RIPRESE RACCAPRICCIANTI. Sono trascorsi 7 minuti. Riccardo non si regge in piedi, rimane immobile per alcuni minuti anche quando gli agenti gli tolgono le manette. Alle 11,29 arriva la prima ambulanza della Croce rossa che cerca di stendere Riccardo sul pavimento ed i soccorritori iniziano le manovre di massaggio cardiaco: segno che la vittima era in arresto. L'equipaggio dell'ambulanza non si ferma nella manovra salva-vita fino all'arrivo (11,38) della seconda ambulanza con il medico a bordo che prosegue il massaggio mentre altri si affrettano a preparare l'ossigeno ed a praticare ogni manovra possibile per farlo restare in vita. Riccardo non si muove di un millimetro: sembra morto. Medico e infermieri lo poggiano su di un lenzuolo per poi caricarlo su di una lettiga. Sono le 12,16. Riccardo è senza scarpe con i piedi neri, la maglietta sporca di sangue tanto da lasciare impronte sul pavimento della camera di sicurezza.
L’AUTOPSIA. Il medico legale, Cristian D'Ovidio, che eseguì subito l'autopsia senza che le difese avessero avuto il tempo di nominare un loro esperto, affiancato in seguito da Aldo Salvi, medico esperto di Medicina d'urgenza (così come disposto dal pm Varone che si sta muovendo con accuratezza per non lasciare nulla di intentato nella ricerca della verità) ha inoltrato in Procura un anticipo della sua relazione in merito alle fratture costali a carico della vittima. «In corso poi di esame autoptico - si legge nel documento - è stato possibile meglio apprezzare, oltre alla presenza di fratture della III e IV costa di sinistra sull'arco anteriore e della IV costa destra, anch'essa sull'arco anteriore, la frattura scomposta degli archi posteriori della IX e X costa sinistra, nonché degli archi posteriori della III, IV e V costa destra e, in sede paravertebrale, della VI, VII e VII costa destra».

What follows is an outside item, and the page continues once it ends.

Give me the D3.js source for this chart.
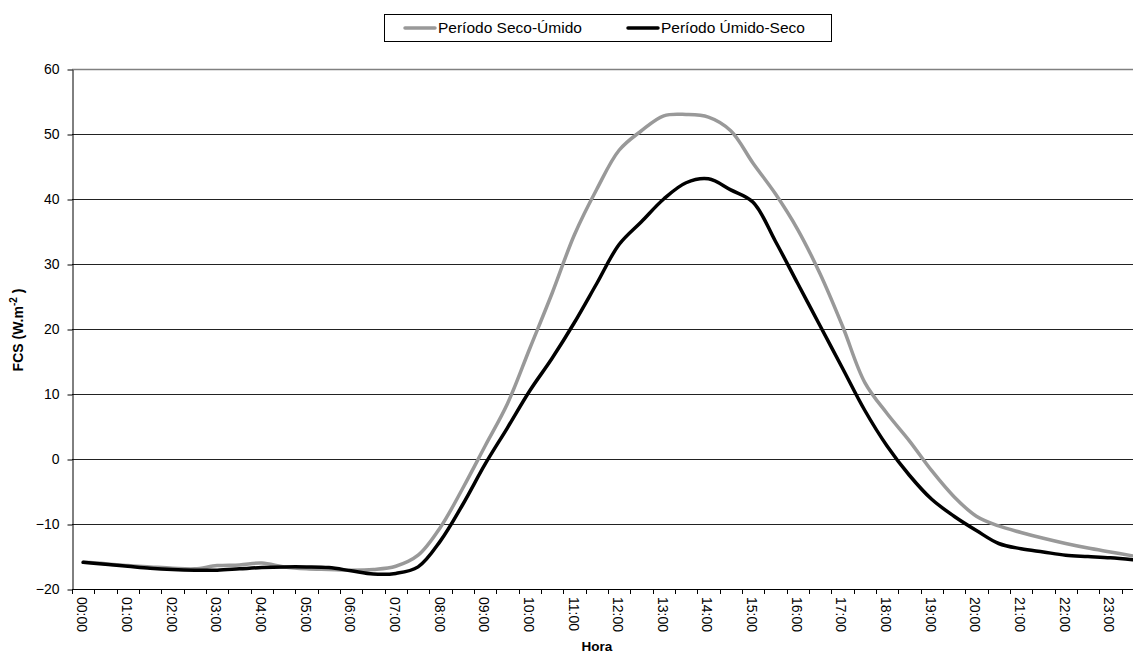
<!DOCTYPE html>
<html>
<head>
<meta charset="utf-8">
<script src="https://cdn.jsdelivr.net/npm/d3@7"></script>
<style>
  body { margin: 0; background: #fff; }
  svg { display: block; font-family: "Liberation Sans", Arial, sans-serif; }
</style>
</head>
<body>
<div id="chart"></div>
<script>
// half-hour categories 00:00 .. 23:30
const horas = [
  "00:00","00:30","01:00","01:30","02:00","02:30","03:00","03:30",
  "04:00","04:30","05:00","05:30","06:00","06:30","07:00","07:30",
  "08:00","08:30","09:00","09:30","10:00","10:30","11:00","11:30",
  "12:00","12:30","13:00","13:30","14:00","14:30","15:00","15:30",
  "16:00","16:30","17:00","17:30","18:00","18:30","19:00","19:30",
  "20:00","20:30","21:00","21:30","22:00","22:30","23:00","23:30"
];

const secoUmido = [
  -15.9, -16.1, -16.4, -16.6, -16.8, -16.9, -16.4, -16.3,
  -16.0, -16.6, -16.9, -17.0, -17.1, -17.0, -16.5, -14.8,
  -10.5, -4.5, 2.0, 8.5, 17.0, 25.5, 34.5, 41.5,
  47.5, 50.5, 52.8, 53.0, 52.6, 50.5, 45.5, 40.8,
  35.3, 28.5, 20.5, 11.8, 7.0, 2.8, -1.8, -5.8,
  -8.8, -10.3, -11.3, -12.2, -13.0, -13.7, -14.3, -14.9
];

const umidoSeco = [
  -15.9, -16.2, -16.5, -16.8, -17.0, -17.1, -17.1, -16.9,
  -16.7, -16.6, -16.6, -16.7, -17.2, -17.7, -17.6, -16.6,
  -12.6, -7.0, -0.8, 4.8, 10.5, 15.5, 21.0, 27.0,
  33.0, 36.5, 40.0, 42.5, 43.1, 41.4, 39.5, 33.5,
  27.0, 20.5, 14.0, 7.5, 2.0, -2.5, -6.2, -8.8,
  -11.0, -13.0, -13.8, -14.3, -14.8, -15.0, -15.2, -15.5
];

const yTicks = [-20, -10, 0, 10, 20, 30, 40, 50, 60];

const series = [
  { name: "Período Seco-Úmido", values: secoUmido, color: "#999999" },
  { name: "Período Úmido-Seco", values: umidoSeco, color: "#000000" }
];

const width = 1133;
const height = 658;
const plotLeft = 72;
const plotTop = 69;
const plotBottom = 589;
const step = 22.33;

const svg = d3
  .select("#chart")
  .append("svg")
  .attr("width", width)
  .attr("height", height);

const x = d3
  .scaleBand()
  .domain(horas)
  .range([plotLeft, plotLeft + step * horas.length])
  .padding(0);

const y = d3.scaleLinear().domain([-20, 60]).range([plotBottom, plotTop]);

// grid lines
svg
  .append("g")
  .selectAll("line")
  .data(yTicks.filter((d) => d !== -20))
  .enter()
  .append("line")
  .attr("x1", plotLeft)
  .attr("x2", width)
  .attr("y1", (d) => y(d) + 0.5)
  .attr("y2", (d) => y(d) + 0.5)
  .attr("stroke", (d) => (d === 60 ? "#808080" : "#222"))
  .attr("stroke-width", (d) => (d === 60 ? 1.5 : 1));

// y axis
const yAxis = svg
  .append("g")
  .attr("transform", `translate(${plotLeft + 0.5},0.5)`)
  .call(d3.axisLeft(y).tickValues(yTicks).tickSize(5).tickSizeOuter(0));
yAxis.select(".domain").attr("stroke", "#000");
yAxis.selectAll("line").attr("stroke", "#000");
yAxis
  .selectAll("text")
  .attr("x", -13)
  .style("font-size", "14px")
  .style("font-family", "Liberation Sans, Arial, sans-serif")
  .attr("fill", "#000");

// x axis: ticks at every category boundary, labels every hour
const xAxis = svg.append("g");
xAxis
  .append("line")
  .attr("x1", plotLeft)
  .attr("x2", width)
  .attr("y1", plotBottom + 0.5)
  .attr("y2", plotBottom + 0.5)
  .attr("stroke", "#000");

xAxis
  .selectAll(".tick")
  .data(horas)
  .enter()
  .append("line")
  .attr("class", "tick")
  .attr("x1", (d) => Math.round(x(d)) + 0.5)
  .attr("x2", (d) => Math.round(x(d)) + 0.5)
  .attr("y1", plotBottom)
  .attr("y2", plotBottom + 5)
  .attr("stroke", "#000");

xAxis
  .selectAll(".xlabel")
  .data(horas.filter((d, i) => i % 2 === 0))
  .enter()
  .append("text")
  .attr("class", "xlabel")
  .attr(
    "transform",
    (d) => `translate(${x(d) + x.bandwidth() / 2 - 1},${plotBottom + 8}) rotate(90)`
  )
  .attr("dy", "0.35em")
  .attr("text-anchor", "start")
  .style("font-size", "14px")
  .text((d) => d);

// axis titles
svg
  .append("text")
  .attr("x", 597)
  .attr("y", 651)
  .attr("text-anchor", "middle")
  .style("font-size", "13.5px")
  .style("font-weight", "bold")
  .text("Hora");

const yTitle = svg
  .append("text")
  .attr("transform", "translate(23,330) rotate(-90)")
  .attr("text-anchor", "middle")
  .style("font-size", "14px")
  .style("font-weight", "bold");
yTitle.append("tspan").text("FCS (W.m");
yTitle.append("tspan").attr("dy", -6).style("font-size", "10px").text("-2");
yTitle.append("tspan").attr("dy", 6).text(" )");

// lines
const line = d3
  .line()
  .x((d, i) => x(horas[i]) + x.bandwidth() / 2)
  .y((d) => y(d))
  .curve(d3.curveCatmullRom.alpha(0.5));

svg
  .append("g")
  .selectAll("path")
  .data(series)
  .enter()
  .append("path")
  .attr("d", (d) => line(d.values))
  .attr("fill", "none")
  .attr("stroke", (d) => d.color)
  .attr("stroke-width", 3.5)
  .attr("stroke-linejoin", "round")
  .attr("stroke-linecap", "round");

// legend
const legend = svg.append("g");
legend
  .append("rect")
  .attr("x", 384.5)
  .attr("y", 14.5)
  .attr("width", 447)
  .attr("height", 27)
  .attr("fill", "#fff")
  .attr("stroke", "#000");

const legendX = [405, 628];
const item = legend
  .selectAll(".item")
  .data(series)
  .enter()
  .append("g")
  .attr("class", "item")
  .attr("transform", (d, i) => `translate(${legendX[i]},28)`);

item
  .append("line")
  .attr("x1", 0)
  .attr("x2", 30)
  .attr("stroke", (d) => d.color)
  .attr("stroke-width", 3.5)
  .attr("stroke-linecap", "round");

item
  .append("text")
  .attr("x", 33)
  .attr("dy", "0.35em")
  .style("font-size", "15.5px")
  .text((d) => d.name);
</script>
</body>
</html>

LE DOMANDE. Riccardo è stato dunque martoriato e in Procura ci si domanda se le botte ricevute dai tre indagati, guardando le riprese filmate agli atti, possano aver causato da sole tutte quelle fratture. È vero che le manovra rianimatorie sono andate avanti per diversi minuti e possono aver provocato qualche frattura anteriore, ma è anche vero che, al momento dell'arresto, un agente premeva sulla schiena di Riccardo, schiacciato a pancia in giù sull'asfalto. Ma se Riccardo, così come si sente nella telefonata fatta in questura da una cittadina che aveva assistito alle botte, era la vittima, perché non far intervenire subito l'ambulanza e lasciare decidere al medico se trasportarlo subito in ospedale o in questura? Anche perché il ragazzo era vistosamente sofferente come evidenziano le riprese. Da qui il motivo per cui il pm Varone vuole vedere chiaro su quanto accaduto prima, durante l'intervento della polizia e poi in questura.